Several high-ranking members of the Peoples Democratic Party (PDP) ditched Nigeria’s ruling party Wednesday for the All Progressives Congress (APC) just three days before the gubernatorial elections were slated to commence, a Nigerian newspaper said. The defections were the latest in a viral trend of Nigerian politicians across the country moving to join the opposition party less than two weeks after APC candidate Muhammadu Buhari was elected president.

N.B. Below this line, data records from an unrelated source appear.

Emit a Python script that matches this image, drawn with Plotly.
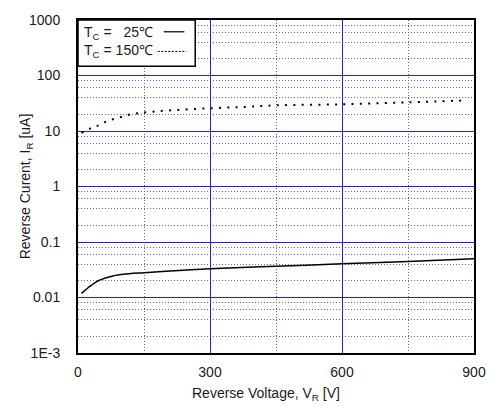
import plotly.graph_objects as go

# Data
v_25 = [8, 30, 49, 79, 116, 150, 200, 300, 450, 600, 750, 900]
i_25 = [0.0119, 0.0165, 0.0206, 0.0245, 0.0269, 0.028, 0.0298, 0.033, 0.0365, 0.0405, 0.0447, 0.0497]

v_150 = [8, 28, 47, 65, 83, 103, 121, 139, 158, 214, 300, 380, 453, 600, 750, 886]
i_150 = [9.3, 11.1, 12.7, 14.9, 16.6, 18.3, 20.1, 21.0, 21.9, 23.7, 25.7, 27.2, 29.0, 30.3, 32.9, 35.6]

x_ticks = [0, 300, 600, 900]
y_ticks = [1e-3, 0.01, 0.1, 1, 10, 100, 1000]
y_ticklabels = ["1E-3", "0.01", "0.1", "1", "10", "100", "1000"]
y_minor = [m * 10 ** e for e in range(-3, 3) for m in (2, 4, 6, 8)]

legend_lines = ["T<sub>C</sub> =\u00a0\u00a0\u00a025\u2103", "T<sub>C</sub> = 150\u2103"]

FONT = "Liberation Sans, Arial, sans-serif"
TXT = "#1a1a1a"
MAJ = "rgb(30,30,255)"
MIN = "rgb(90,90,255)"

fig = go.Figure()
fig.add_trace(go.Scatter(x=v_25, y=i_25, mode="lines", line=dict(color="black", width=1.5, shape="spline"),
                         showlegend=False))
fig.add_trace(go.Scatter(x=v_150, y=i_150, mode="lines",
                         line=dict(color="black", width=2, dash="2px,6.3px", shape="spline"),
                         showlegend=False))

fig.update_layout(
    width=498, height=417,
    margin=dict(l=78, r=18, t=14, b=64),
    plot_bgcolor="white", paper_bgcolor="white",
    font=dict(family=FONT, size=14, color=TXT),
    showlegend=False,
)
fig.update_xaxes(
    range=[0, 900], tickvals=x_ticks, ticktext=[str(t) for t in x_ticks],
    showgrid=True, gridcolor=MAJ, gridwidth=1,
    showline=True, linecolor="black", linewidth=2, mirror=True,
    ticks="", ticklabelstandoff=5, zeroline=False,
    minor=dict(dtick=150, tick0=0, showgrid=True, gridcolor=MIN, griddash="1px,2px", gridwidth=1),
    tickfont=dict(size=14, family=FONT, color=TXT),
)
fig.update_yaxes(
    type="log", range=[-3, 3], tickvals=y_ticks, ticktext=y_ticklabels,
    showgrid=True, gridcolor=MAJ, gridwidth=1,
    showline=True, linecolor="black", linewidth=2, mirror=True,
    ticks="", ticklabelstandoff=13, zeroline=False,
    minor=dict(tickmode="array", tickvals=y_minor, showgrid=True, gridcolor=MIN, griddash="1px,2px", gridwidth=1),
    tickfont=dict(size=14, family=FONT, color=TXT),
)

# axis titles
fig.add_annotation(text="Reverse Voltage, V<sub>R</sub> [V]", xref="paper", yref="paper",
                   x=(192 - 78) / 402, y=-(395 - 353) / 339, showarrow=False,
                   font=dict(size=14, family=FONT, color=TXT), xanchor="left", yanchor="middle")
fig.add_annotation(text="Reverse Curent, I<sub>R</sub> [uA]", xref="paper", yref="paper",
                   x=-(78 - 25) / 402, y=0.5, showarrow=False, textangle=-90,
                   font=dict(size=14, family=FONT, color=TXT), xanchor="center", yanchor="middle")

# legend box
def px(xp):
    return (xp - 78) / 402

def py(yp):
    return (353 - yp) / 339

fig.add_shape(type="rect", xref="paper", yref="paper", x0=px(78), x1=px(197), y0=py(61), y1=py(14),
              fillcolor="white", line=dict(color="black", width=1.5), layer="above")
fig.add_annotation(text=legend_lines[0], xref="paper", yref="paper", x=px(82), y=py(27),
                   xanchor="left", yanchor="middle", showarrow=False,
                   font=dict(size=14, family=FONT, color=TXT))
fig.add_annotation(text=legend_lines[1], xref="paper", yref="paper", x=px(82), y=py(46),
                   xanchor="left", yanchor="middle", showarrow=False,
                   font=dict(size=14, family=FONT, color=TXT))
fig.add_shape(type="line", xref="paper", yref="paper", x0=px(165), x1=px(186), y0=py(26), y1=py(26),
              line=dict(color="black", width=1.2), layer="above")
fig.add_shape(type="line", xref="paper", yref="paper", x0=px(159), x1=px(188), y0=py(46), y1=py(46),
              line=dict(color="black", width=1, dash="2px,1.5px"), layer="above")

fig.write_html("out.html", config={"displayModeBar": False},
               post_script="document.body.style.margin='0';document.body.style.overflow='hidden';")
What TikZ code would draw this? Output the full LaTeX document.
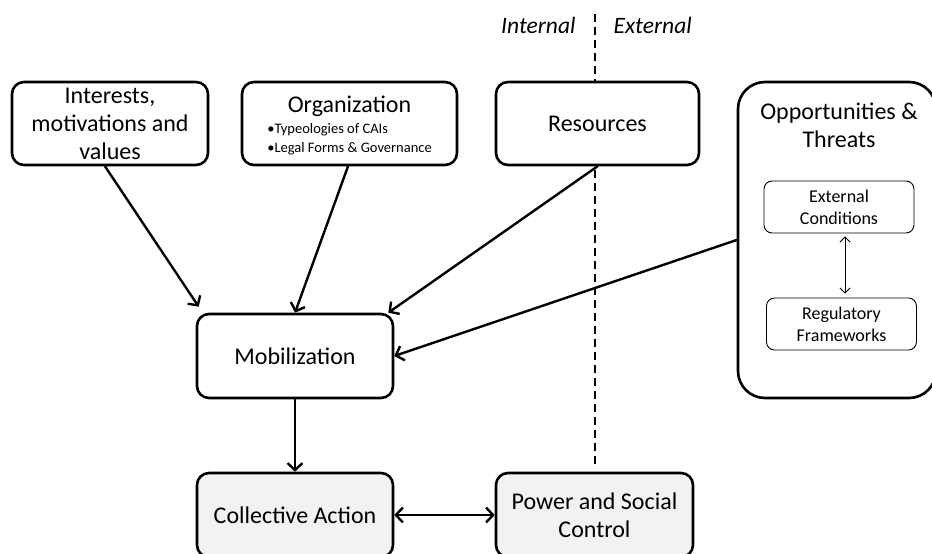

The wave of defections led Nigerian Senate President David Mark and his deputy, Ike Ekwewremadu, to issue statements this week reassuring PDP members they would be the “last men standing” for the ruling party, the Guardian newspaper in Nigeria reported Thursday. Niger state Gov. Mu’azu Babangida Aliyu said the PDP defectors lack political ideology. “I would rather resign from politics than defect,” Aliyu told the Guardian. “Those defecting from the PDP, based on the outcome of the presidential and national assembly elections, lack principles of integrity and morality. They are indeed stomach politicians.”
Olusola Oke, former national legal adviser of the PDP and gubernatorial candidate of the 2012 election in Ondo state, led a group of old members from his south senatorial district to join the APC on Wednesday. “I resisted the wind of change that was blowing, until it was almost trying to blow me out. Now, I have surrendered,” Oke told the Guardian. “I have come over not because the PDP lost election. I have come over because the wind of change that is blowing across Nigera must blow in Ondo state.”
Over 100 PDP members in Gombe state have deserted the PDP in the last two weeks. Dozens of party members in Oyo, Kwara, Edo and Katsina states have also decamped to the APC, the Guardian said. The viral defections have aggravated fears that the PDP will collapse and Nigeria will become a near-one party state, after years of lacking a viable opposition in the political landscape. The APC was formed in 2013 by four opposition parties that merged to knock the PDP from its 16-year rule.